I followed that nameless road for three or four miles until it came to a T intersection. I had no idea which way to turn so I asked a couple guys working on a tractor just across the fence in a cotton field. "Yew want git to laff yet?" one of them asked. Then they launched into a Cajun spiel while pointing in opposite directions. While I couldn't understand a word either of them was saying, I could tell it rapidly changed from a discussion into a heated argument. Finally, each of them pointed in opposite directions from what they had indicated before.
"Merci beaucoup," I said, exhausting my entire French vocabulary and rode off in the direction that I guessed might be the closest to correct. As it turned out, it was the wrong choice because the road ended a mile later at a house. I waved as I rode past going the opposite direction. They waved back content that they had sent a lost soul in the proper direction.

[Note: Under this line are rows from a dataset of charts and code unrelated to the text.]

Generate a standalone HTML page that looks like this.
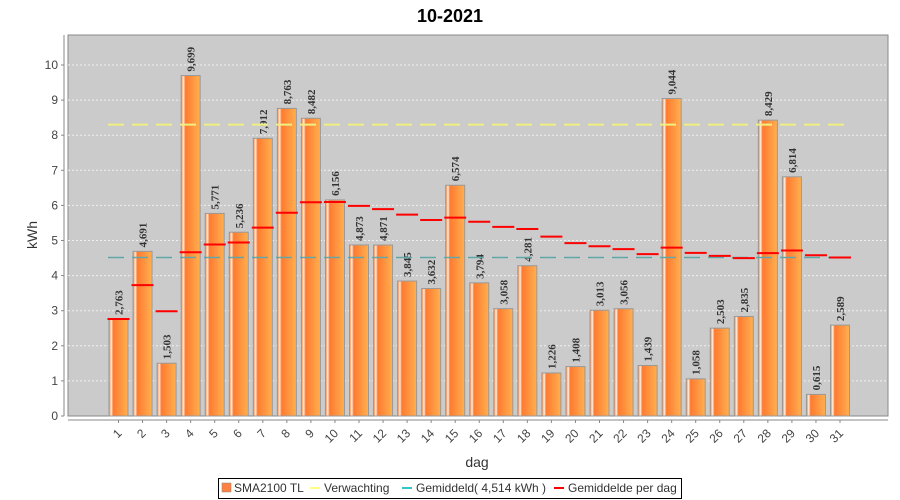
<!DOCTYPE html>
<html><head><meta charset="utf-8"><style>
body{margin:0;background:#fff;width:900px;height:500px;overflow:hidden}
svg{display:block}
</style></head><body>
<svg id="s" width="900" height="500" xmlns="http://www.w3.org/2000/svg">
<defs>
<linearGradient id="g" x1="0" x2="1" y1="0" y2="0">
<stop offset="0" stop-color="#ff7a30"/><stop offset="0.12" stop-color="#fff0e0"/><stop offset="0.22" stop-color="#ff7a30"/><stop offset="1" stop-color="#ffb050"/>
</linearGradient>
</defs>
<text x="450" y="22" text-anchor="middle" font-family="Liberation Sans, sans-serif" font-weight="bold" font-size="18">10-2021</text>
<rect x="68" y="35" width="820" height="381" fill="#cbcbcb" stroke="#888" stroke-width="1"/>
<g id="c"></g>
<text transform="translate(37,235) rotate(-90)" text-anchor="middle" font-family="Liberation Sans, sans-serif" font-size="14" fill="#333">kWh</text>
<text x="477" y="467" text-anchor="middle" font-family="Liberation Sans, sans-serif" font-size="14" fill="#333">dag</text>
<rect x="218.5" y="478.5" width="463" height="20" fill="#fff" stroke="#000"/>
<g font-family="Liberation Sans, sans-serif" font-size="12" fill="#333">
<rect x="222" y="483" width="9" height="9" fill="#ff8040" stroke="#888" stroke-width="0.5"/>
<text x="234" y="492">SMA2100 TL</text>
<line x1="310" y1="488" x2="320" y2="488" stroke="#ffff80" stroke-width="2"/>
<text x="324" y="492">Verwachting</text>
<line x1="402" y1="488" x2="412" y2="488" stroke="#30c8c8" stroke-width="2"/>
<text x="416" y="492">Gemiddeld( 4,514 kWh )</text>
<line x1="554" y1="488" x2="564" y2="488" stroke="#ff0000" stroke-width="2"/>
<text x="568" y="492">Gemiddelde per dag</text>
</g>
</svg>
<script>
var d=[2.763,4.691,1.503,9.699,5.771,5.236,7.912,8.763,8.482,6.156,4.873,4.871,3.845,3.632,6.574,3.794,3.058,4.281,1.226,1.408,3.013,3.056,1.439,9.044,1.058,2.503,2.835,8.429,6.814,0.615,2.589];
var h='',Y=function(v){return 416-v*35.1};
for(var i=0;i<=10;i++){var y=Y(i);
 if(i>0)h+='<line x1="68" x2="888" y1="'+y+'" y2="'+y+'" stroke="#f0f0f0" stroke-dasharray="2,2"/>';
 h+='<line x1="61" x2="64" y1="'+y+'" y2="'+y+'" stroke="#888"/><text x="58" y="'+(y+4)+'" text-anchor="end" font-family="Liberation Sans, sans-serif" font-size="12" fill="#444">'+i+'</text>';}
h+='<line x1="64" x2="64" y1="35" y2="416" stroke="#888"/><line x1="68" x2="888" y1="420" y2="420" stroke="#888"/>';
var s=0;
for(i=0;i<31;i++){var cx=118.5+i*24.05,t=Y(d[i]);
 h+='<rect x="'+(cx-9.5)+'" y="'+t+'" width="19" height="'+(416-t)+'" fill="url(#g)" stroke="#999" stroke-width="1"/>';
 h+='<text transform="translate('+(cx+4)+','+(t-4)+') rotate(-90)" font-family="Liberation Serif, serif" font-weight="bold" font-size="11" fill="#333">'+d[i].toFixed(3).replace('.',',')+'</text>';
 h+='<line x1="'+cx+'" x2="'+cx+'" y1="420" y2="423" stroke="#888"/>';
 h+='<text transform="translate('+(cx+4)+',434) rotate(-45)" text-anchor="end" font-family="Liberation Sans, sans-serif" font-size="12" fill="#444">'+(i+1)+'</text>';}
h+='<line x1="108" x2="850" y1="'+Y(8.3)+'" y2="'+Y(8.3)+'" stroke="#f0f080" stroke-width="2" stroke-dasharray="16,8"/>';
h+='<line x1="108" x2="850" y1="'+Y(4.514)+'" y2="'+Y(4.514)+'" stroke="#60a8a8" stroke-width="1.5" stroke-dasharray="16,8"/>';
for(i=0;i<31;i++){s+=d[i];var cx=118.5+i*24.05,a=Y(s/(i+1));
 h+='<line x1="'+(cx-11)+'" x2="'+(cx+11)+'" y1="'+a+'" y2="'+a+'" stroke="#ff0000" stroke-width="2"/>';}
document.getElementById('c').innerHTML=h;
</script>
</body></html>
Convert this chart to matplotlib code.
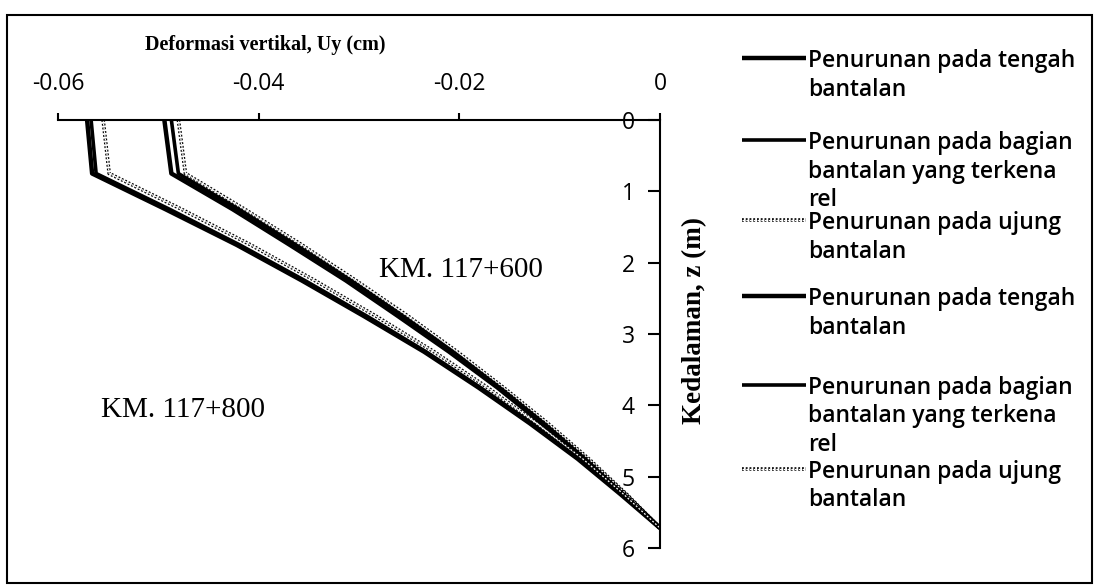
import matplotlib.pyplot as plt
import matplotlib.patheffects as pe
from matplotlib.lines import Line2D
from matplotlib.patches import Rectangle

# depth (m) and vertical deformation Uy (cm)
depth = [0, 0.75, 1.25, 1.75, 2.25, 2.75, 3.25, 3.75, 4.25, 4.75, 5.25, 5.72]

km600_tengah = [-0.0494, -0.0487, -0.0426, -0.0369, -0.0313, -0.0261, -0.0210, -0.0162, -0.0118, -0.0075, -0.0035, 0]
km600_bagian = [-0.0487, -0.0480, -0.0420, -0.0363, -0.0308, -0.0256, -0.0206, -0.0159, -0.0115, -0.0073, -0.0034, 0]
km600_ujung = [-0.0480, -0.0473, -0.0414, -0.0357, -0.0303, -0.0251, -0.0202, -0.0156, -0.0112, -0.0071, -0.0033, 0]

km800_tengah = [-0.0571, -0.0566, -0.0493, -0.0422, -0.0357, -0.0295, -0.0235, -0.0181, -0.0130, -0.0082, -0.0039, 0]
km800_bagian = [-0.0567, -0.0562, -0.0489, -0.0419, -0.0354, -0.0292, -0.0233, -0.0179, -0.0128, -0.0081, -0.0038, 0]
km800_ujung = [-0.0555, -0.0549, -0.0477, -0.0408, -0.0344, -0.0283, -0.0225, -0.0172, -0.0123, -0.0077, -0.0036, 0]

labels = ['Penurunan pada tengah\nbantalan',
          'Penurunan pada bagian\nbantalan yang terkena\nrel',
          'Penurunan pada ujung\nbantalan'] * 2

x_ticks = [-0.06, -0.04, -0.02, 0]
x_ticklabels = ['-0.06', '-0.04', '-0.02', '0']
y_ticks = [0, 1, 2, 3, 4, 5, 6]

W, H = 1096, 585
fig = plt.figure(figsize=(W / 100, H / 100), dpi=100)
ax = fig.add_axes([58 / W, 1 - 548 / H, (660 - 58) / W, (548 - 120) / H])

solid_thick = dict(color='black', lw=3.2)
solid_mid = dict(color='black', lw=2.6)
dotted = dict(color='white', lw=0.9, ls=(0, (1.5, 1.5)),
              path_effects=[pe.Stroke(linewidth=2.6, foreground='black'), pe.Normal()])
styles = [solid_thick, solid_mid, dotted, solid_thick, solid_mid, dotted]

series = [km600_tengah, km600_bagian, km600_ujung,
          km800_tengah, km800_bagian, km800_ujung]
for s, st in zip(series, styles):
    ax.plot(s, depth, solid_capstyle='butt', **st)

ax.set_xlim(-0.06, 0)
ax.set_ylim(6, 0)
ax.xaxis.tick_top()
ax.set_xticks(x_ticks)
ax.set_xticklabels(x_ticklabels)
ax.set_yticks(y_ticks)

ax.spines['left'].set_position(('data', 0))
ax.spines['right'].set_visible(False)
ax.spines['bottom'].set_visible(False)
for sp in ['left', 'top']:
    ax.spines[sp].set_linewidth(1.5)

for lab in ax.get_xticklabels() + ax.get_yticklabels():
    lab.set_fontfamily('Open Sans')
    lab.set_fontsize(16.5)
ax.tick_params(axis='x', direction='out', length=5, width=1.5, pad=12)
ax.tick_params(axis='y', direction='out', length=9, width=1.5, pad=9)

ax.text(0.344, 1.175, 'Deformasi vertikal, Uy (cm)', transform=ax.transAxes,
        family='Liberation Serif', fontweight='bold', fontsize=14.5,
        ha='center', va='center')
fig.text(695 / W, 1 - 320 / H, 'Kedalaman, z (m)', family='Liberation Serif',
         fontweight='bold', fontsize=19.5, rotation=90, ha='center', va='center')

ax.text(-0.0198, 2.1, 'KM. 117+600', family='Liberation Serif', fontsize=21,
        ha='center', va='center')
ax.text(-0.0475, 4.06, 'KM. 117+800', family='Liberation Serif', fontsize=21,
        ha='center', va='center')

# legend drawn by hand to follow the spacing of the original
legend_y = [58, 140, 220, 296, 385, 469]
for y, lab, st in zip(legend_y, labels, styles):
    fig.add_artist(Line2D([742 / W, 806 / W], [1 - y / H] * 2,
                          transform=fig.transFigure, solid_capstyle='butt', **st))
    fig.text(808 / W, 1 - (y - 9) / H, lab, family='Open Sans', fontweight='semibold',
             fontsize=16.5, va='top', ha='left', linespacing=1.25)

fig.add_artist(Rectangle((7 / W, 2 / H), (1092 - 7) / W, (583 - 15) / H,
                         transform=fig.transFigure, fill=False, lw=1.5,
                         edgecolor='black'))

fig.savefig('out.png', dpi=100)
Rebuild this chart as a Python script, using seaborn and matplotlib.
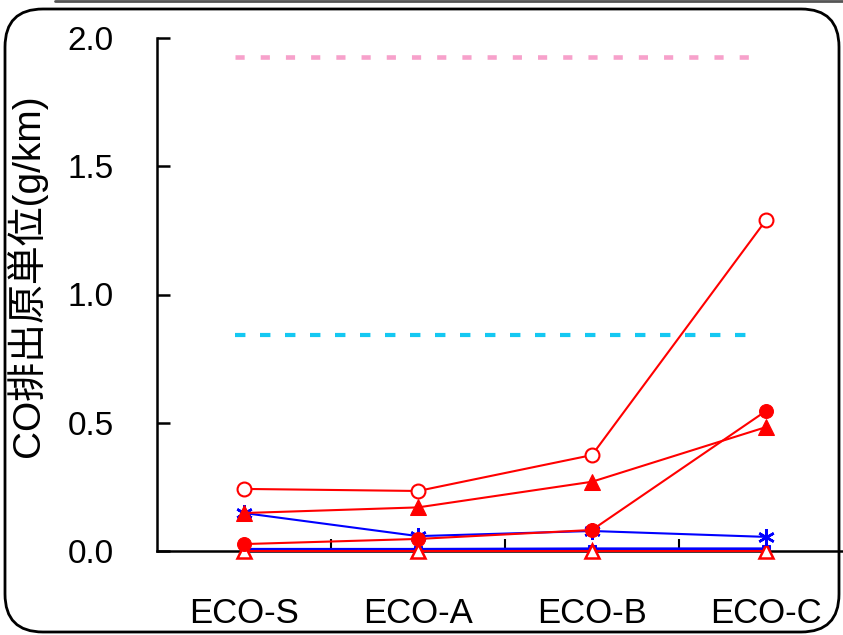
import matplotlib
matplotlib.use("Agg")
import matplotlib.pyplot as plt
from matplotlib.patches import FancyBboxPatch
from matplotlib.lines import Line2D
import seaborn as sns

categories = ["ECO-S", "ECO-A", "ECO-B", "ECO-C"]
open_circle = [0.242, 0.234, 0.374, 1.29]
filled_tri = [0.148, 0.17, 0.27, 0.483]
filled_circle = [0.027, 0.047, 0.082, 0.546]
blue_star = [0.148, 0.058, 0.078, 0.055]
blue_square = [0.004, 0.004, 0.006, 0.006]
open_tri = [0.0, 0.0, 0.0, 0.0]
limit_upper = 1.925
limit_lower = 0.842
yticks = [0.0, 0.5, 1.0, 1.5, 2.0]

sns.set_style("ticks")
plt.rcParams["font.family"] = ["Liberation Sans", "Noto Sans CJK JP", "DejaVu Sans"]
plt.rcParams["text.color"] = "black"
plt.rcParams["axes.labelcolor"] = "black"
plt.rcParams["xtick.color"] = "black"
plt.rcParams["ytick.color"] = "black"

fig = plt.figure(figsize=(8.43, 6.35), dpi=100)
ax = fig.add_axes([157 / 843, 84 / 635, 686 / 843, 513 / 635])

# reference levels (dashed)
ax.plot([-0.05, 2.96], [limit_upper] * 2, color="#F7A1CB", lw=3.3,
        dashes=(2.0, 3.5), solid_capstyle="butt", dash_capstyle="butt")
ax.plot([-0.05, 2.96], [limit_lower] * 2, color="#14C8F2", lw=3.0,
        dashes=(2.5, 3.5), solid_capstyle="butt", dash_capstyle="butt")

x = list(range(len(categories)))
red = "#FF0000"
blue = "#0000FF"
sns.lineplot(x=x, y=blue_square, ax=ax, color=blue, lw=3, marker="s",
             markersize=6, mec=blue, mfc=blue, clip_on=False)
sns.lineplot(x=x, y=open_tri, ax=ax, color=red, lw=1.5, marker="^",
             markersize=10, mfc="white", mec=red, mew=1.8, clip_on=False)
sns.lineplot(x=x, y=blue_star, ax=ax, color=blue, lw=1.5, marker=(6, 2, 0),
             markersize=12, mec=blue, mew=1.8, clip_on=False)
sns.lineplot(x=x, y=filled_circle, ax=ax, color=red, lw=1.5, marker="o",
             markersize=10, mfc=red, mec=red, clip_on=False)
sns.lineplot(x=x, y=filled_tri, ax=ax, color=red, lw=1.5, marker="^",
             markersize=12, mfc=red, mec=red, clip_on=False)
sns.lineplot(x=x, y=open_circle, ax=ax, color=red, lw=1.5, marker="o",
             markersize=10, mfc="white", mec=red, mew=1.5, clip_on=False)

ax.set_xlim(-0.5, 686 / 174 - 0.5)
ax.set_ylim(0, 2.0)
ax.set_yticks(yticks)
ax.set_yticklabels([f"{v:.1f}" for v in yticks])
ax.set_xticks(x)
ax.set_xticklabels(categories)
ax.set_xticks([0.5, 1.5, 2.5], minor=True)
ax.tick_params(axis="x", which="major", length=0, pad=33, labelsize=25)
ax.tick_params(axis="x", which="minor", direction="in", length=9, width=1.5, color="black")
ax.tick_params(axis="y", direction="in", length=9, width=1.8, pad=31, labelsize=24, color="black")
ax.set_ylabel("CO排出原単位(g/km)", fontsize=28)
ax.yaxis.set_label_coords(-0.16, 0.536)

for s in ["top", "right"]:
    ax.spines[s].set_visible(False)
for s in ["left", "bottom"]:
    ax.spines[s].set_linewidth(1.8)
    ax.spines[s].set_color("black")
ax.spines["bottom"].set_zorder(1)

# rounded panel frame
frame = FancyBboxPatch((5 / 843, 3 / 635), 834 / 843, 623 / 635,
                       boxstyle="round,pad=0,rounding_size=0.045",
                       transform=fig.transFigure, fill=False,
                       edgecolor="black", lw=2, mutation_aspect=843 / 635)
fig.patches.append(frame)
fig.add_artist(Line2D([55 / 843, 1.0], [634 / 635, 634 / 635],
                      transform=fig.transFigure, color="#555555", lw=2))

fig.savefig("out.png", dpi=100)
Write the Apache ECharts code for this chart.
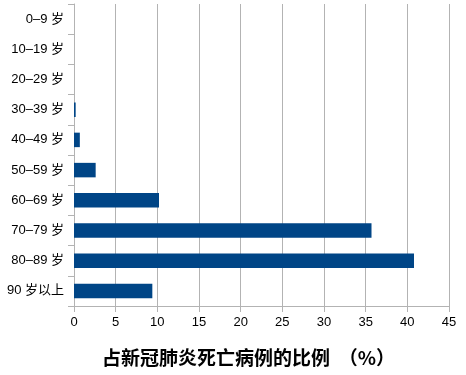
<!DOCTYPE html>
<html>
<head>
<meta charset="utf-8">
<script src="https://cdn.jsdelivr.net/npm/echarts@6/dist/echarts.min.js"></script>
<style>
html,body{margin:0;padding:0;background:#fff;}
#main{width:466px;height:375px;}
</style>
</head>
<body>
<div id="main"></div>
<script>
const categories = ['0–9 岁','10–19 岁','20–29 岁','30–39 岁','40–49 岁','50–59 岁','60–69 岁','70–79 岁','80–89 岁','90 岁以上'];
const values = [0, 0, 0, 0.2, 0.7, 2.6, 10.2, 35.7, 40.8, 9.4];
const titleText = '占新冠肺炎死亡病例的比例  （%）';

const FONT = '"Liberation Sans", "Noto Sans CJK SC", sans-serif';
const chart = echarts.init(document.getElementById('main'));
chart.setOption({
  animation: false,
  backgroundColor: '#ffffff',
  title: {
    text: titleText,
    left: 97,
    top: 343,
    textStyle: {fontFamily: '"Noto Sans CJK SC", sans-serif', fontSize: 19, fontWeight: 'bold', color: '#000'}
  },
  grid: {left: 74, right: 17, top: 4, bottom: 69, containLabel: false},
  xAxis: {
    type: 'value',
    min: 0, max: 45, interval: 5,
    axisLine: {show: true, lineStyle: {color: '#b3b3b3', width: 1}},
    axisTick: {show: true, length: 6, lineStyle: {color: '#b3b3b3'}},
    splitLine: {show: true, lineStyle: {color: '#b3b3b3', width: 1}},
    axisLabel: {fontFamily: FONT, fontSize: 13, color: '#000', margin: 10}
  },
  yAxis: {
    type: 'category',
    data: categories,
    inverse: true,
    axisLine: {show: true, lineStyle: {color: '#b3b3b3', width: 1}},
    axisTick: {show: true, length: 6, lineStyle: {color: '#b3b3b3'}},
    axisLabel: {fontFamily: FONT, fontSize: 13, color: '#000', margin: 10}
  },
  series: [{
    type: 'bar',
    data: values,
    barWidth: '48%',
    itemStyle: {color: '#004586'}
  }]
});
</script>
</body>
</html>
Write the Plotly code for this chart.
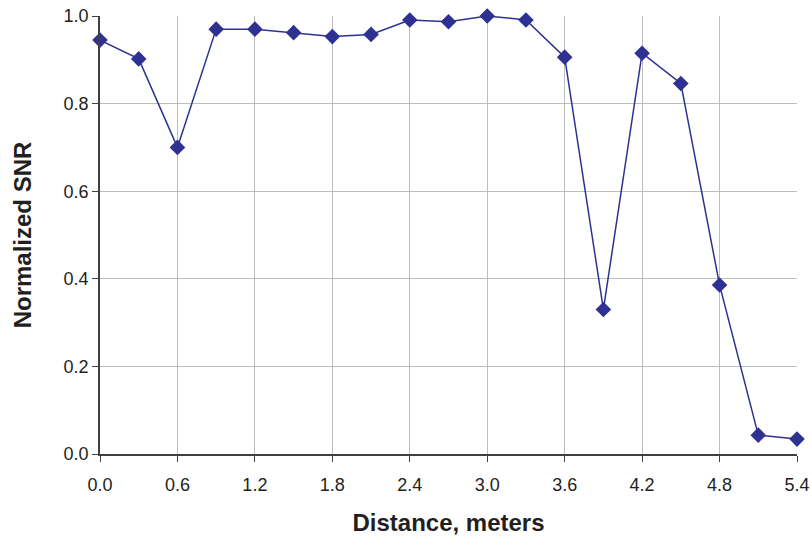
import plotly.graph_objects as go

distance = [0.0, 0.3, 0.6, 0.9, 1.2, 1.5, 1.8, 2.1, 2.4, 2.7, 3.0, 3.3, 3.6, 3.9, 4.2, 4.5, 4.8, 5.1, 5.4]
snr = [0.945, 0.902, 0.700, 0.970, 0.970, 0.962, 0.953, 0.958, 0.991, 0.987, 1.000, 0.991, 0.906, 0.330, 0.915, 0.846, 0.386, 0.043, 0.034]
xticks = [0.0, 0.6, 1.2, 1.8, 2.4, 3.0, 3.6, 4.2, 4.8, 5.4]
yticks = [0.0, 0.2, 0.4, 0.6, 0.8, 1.0]

color = "#2E3192"
font = "Liberation Sans, Arial, sans-serif"

fig = go.Figure(go.Scatter(
    x=distance, y=snr, mode="lines+markers",
    line=dict(color=color, width=1.5),
    marker=dict(symbol="diamond", size=12, color=color),
    cliponaxis=False,
))

fig.update_layout(
    width=812, height=539,
    margin=dict(l=100, r=15, t=16, b=85),
    paper_bgcolor="white", plot_bgcolor="white",
    font=dict(family=font, size=18, color="#231F20"),
    showlegend=False,
)
fig.update_xaxes(
    range=[0, 5.4], tickvals=xticks, ticktext=[f"{v:.1f}" for v in xticks],
    showgrid=True, gridcolor="#BDBDBD", gridwidth=1,
    showline=True, linecolor="#404040", linewidth=1.5,
    ticks="outside", ticklen=6, tickcolor="#404040",
    zeroline=False, automargin=False,
    tickfont=dict(size=18), ticklabelstandoff=8,
    title=dict(text="<b>Distance, meters</b>", font=dict(size=24), standoff=20),
)
fig.update_yaxes(
    range=[0, 1.0], tickvals=yticks, ticktext=[f"{v:.1f}" for v in yticks],
    showgrid=True, gridcolor="#BDBDBD", gridwidth=1,
    showline=True, linecolor="#404040", linewidth=1.5,
    ticks="outside", ticklen=6, tickcolor="#404040",
    zeroline=False, automargin=False,
    tickfont=dict(size=18),
    title=dict(text="<b>Normalized SNR</b>", font=dict(size=24), standoff=25),
)

fig.write_html("out.html", post_script="document.body.style.margin='0px';",
               config={"displayModeBar": False})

A couple miles along that road I came to a guy pumping propane from a big tank on a truck into a smaller one on the ground beside a house that appeared to have never seen a drop of paint. I figured that anyone who could find propane customers would certainly know the roads. When I asked for directions to Lafayette and he answered in a thick Minnesota accent, I knew he certainly wasn't from around there. He pulled a county map from the cab of the truck, drew a route on it with a green highligheter pen and handed it to me.
"I don't want to take your map," I told him.
"That's OK, I have lots of them," he said. Then I noticed that the map was an advertisement for the propane company.
"What part of Minnesota you from?" I asked.
"Grand Rapids," he replied with a laugh. "Is my accent that bad?"
"Well, it certainly ain't Cajun."
"I froze my butt off in that place for 35 years and when the plywood mill shut down and I was laid off. That's when I decided to move to a place where I'd never see another flake of snow. Been here for three years."
"Seen any snow here yet?"
"Nope, not a single flake, but the mosquitoes are just as big as they are in Minnesota. At least there are no black flies. Them suckers are mean up there."
I followed the route marked on the map as it wiggled and squiggled along narrow, unmarked roads and eventually I could see the water towers of Lafayette peeking above the trees. I was back but couldn't have found my way there again if my life depended on it.